Coincidentally (or maybe not coincidentally – I don’t know), the two artists each have exhibitions devoted to them in London this autumn. You don’t need a Jonathan Jones or an Alexander Graham-Dixon to tell you that Modigliani at Tate Modern will be one of the biggest blockbusters of the year. First off, though, is this show at the Courtauld Gallery, which concentrates on the curious series that Soutine painted of serving staff from the luxury hotels and restaurants of Paris during the 1920s. It’s a small show, just twenty-odd paintings in two rooms, but it packs quite a punch.
What you get here is a remarkable gallery of types, all rendered in Soutine’s very idiosyncratic, rather melancholy, brand of Expressionism. The most endearing are the gawky teenaged pastry chefs with their outsized ears; Soutine must be the first artist to have used ears to anchor a composition. At the other end of the psychological spectrum is a marvellously sly valet de chambre, looking positively diabolical in his dark uniform. The rest tend to be cocky, hands-on-hips, defiant; clearly, there’s backstairs intrigue aplenty going on here. If Tim Burton rather than Wes Anderson had made ‘Grand Budapest Hotel’ it might have looked a bit like this.
Why were Soutine and other Jewish artists of the 20th Century – Bomberg, Kossoff, Auerbach – so drawn to Expressionism? Probably for the same reason that Soutine revered Rembrandt, famously recreating Rembrandt’s ‘Slaughtered Ox’ in his studio and driving the neighbours to distraction with the stench of rotting flesh. According to David Sylvester, Rembrandt appeals to Jewish sensibilities not just because of his Old Testament subjects but because he’s got soul.

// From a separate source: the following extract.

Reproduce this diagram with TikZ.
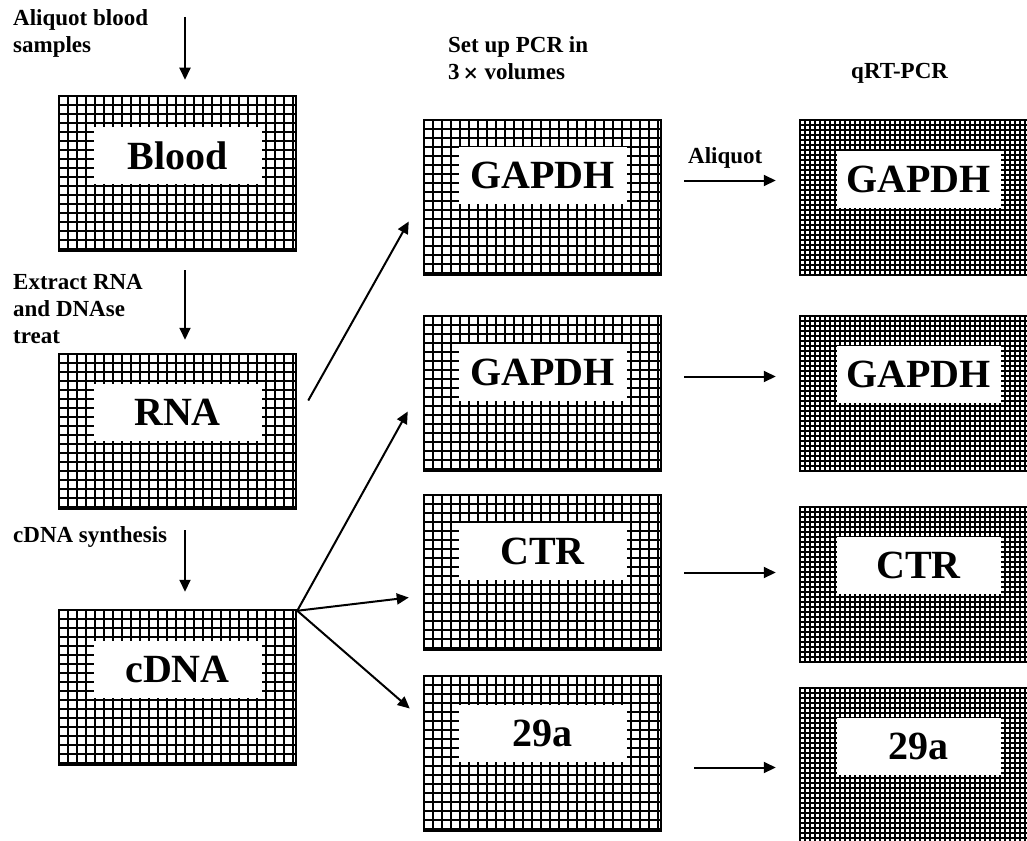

Soutine’s waiters and bellhops aren’t really portraits in the conventional sense, more like character studies, or ‘tronies’, to use the Dutch term. We know surprisingly little about his sitters, not even their names, apparently, in most cases. Presumably they agreed to pose for Soutine in order to augment their meagre wages; if so, they paid a heavy price in the marathon sessions that Soutine’s frenetic working methods demanded. Why, on the other hand, Soutine chose to make these paintings, which, on the face of it, had no obvious commercial appeal, is rather baffling and unfortunately the show isn’t very enlightening on this point.
No doubt all roads will lead to Tate Modern when Modigliani opens on 23 November. Yes, Modigliani is sexier but Soutine was also a great artist and this absorbing show should be seen as more than just a curtain-raiser for the Modigliani juggernaut.